Это правильно, травмировать двенадцатилетнего пацана вовсе ни к чему. Редкий случай, когда я был полностью согласен с мамой. Но все-таки… Я помню сына десятилетним. А теперь ему уже двенадцать. Каким он стал? Сильно ли вырос? Повзрослел ли? Что ему теперь интересно, чем занимается на досуге, как учится в школе?
– Мама, у тебя нет случайно Женькиной фотографии с собой?
Взгляд ее потеплел, даже морщины разгладились.
– Соскучился? – понимающе спросила она. – Конечно, есть.
Она полезла в сумку, достала записную книжку, а оттуда – снимок, девять на двенадцать. На фотографии крепкий широкоплечий мальчишка с копной пшеничных слегка вьющихся волос, одетый в ярко-красный горнолыжный комбинезон, стоял на склоне горы с лыжными палками в руках. В горле встал ком, и я непроизвольно пробормотал вслух то, что думал:
– Какой же он стал красивый! И совсем большой! Где это он? Он теперь катается на горных лыжах?

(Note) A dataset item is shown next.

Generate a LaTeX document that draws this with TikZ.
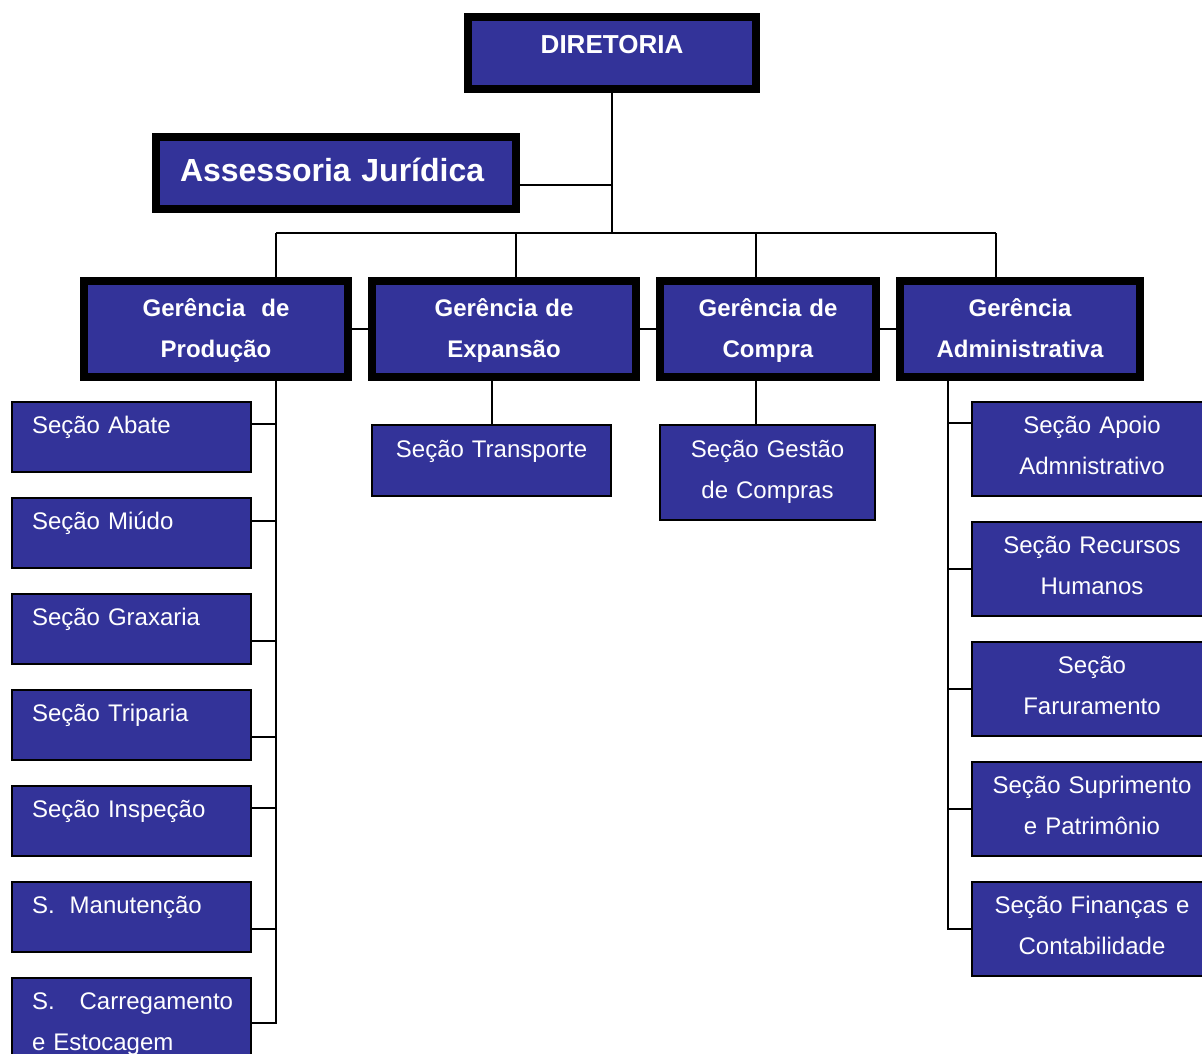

– Да что ты, Андрюша! Это же Лина возила его в Швейцарию в январе, на каникулах. Побойся бога, у вас дома стоит в рамке точно такая же фотография, а ты как будто в первый раз ее видишь…
Она осеклась и внимательно посмотрела на меня, буравя недоверчивым взглядом.
– Как будто в первый раз, – эхом откликнулся я. Только тут до матушки наконец начало доходить то, что ей сказал доктор Василий Григорьевич. Он обязательно должен был ей об этом сказать, ведь она наверняка разговаривала с ним, прежде чем явиться в палату, в этом, зная ее характер, можно было даже не сомневаться. Что ж, гены, как говорится, в форточку не выкинешь, если мама упрекала меня в том, что я с удовольствием забываю о том, о чем не хочу помнить, то она с не меньшим удовольствием не слышит то, чего не хочет слышать. Наследственность, однако! А может, результат воспитания? Какой пример видел с детства, такому и подражаю.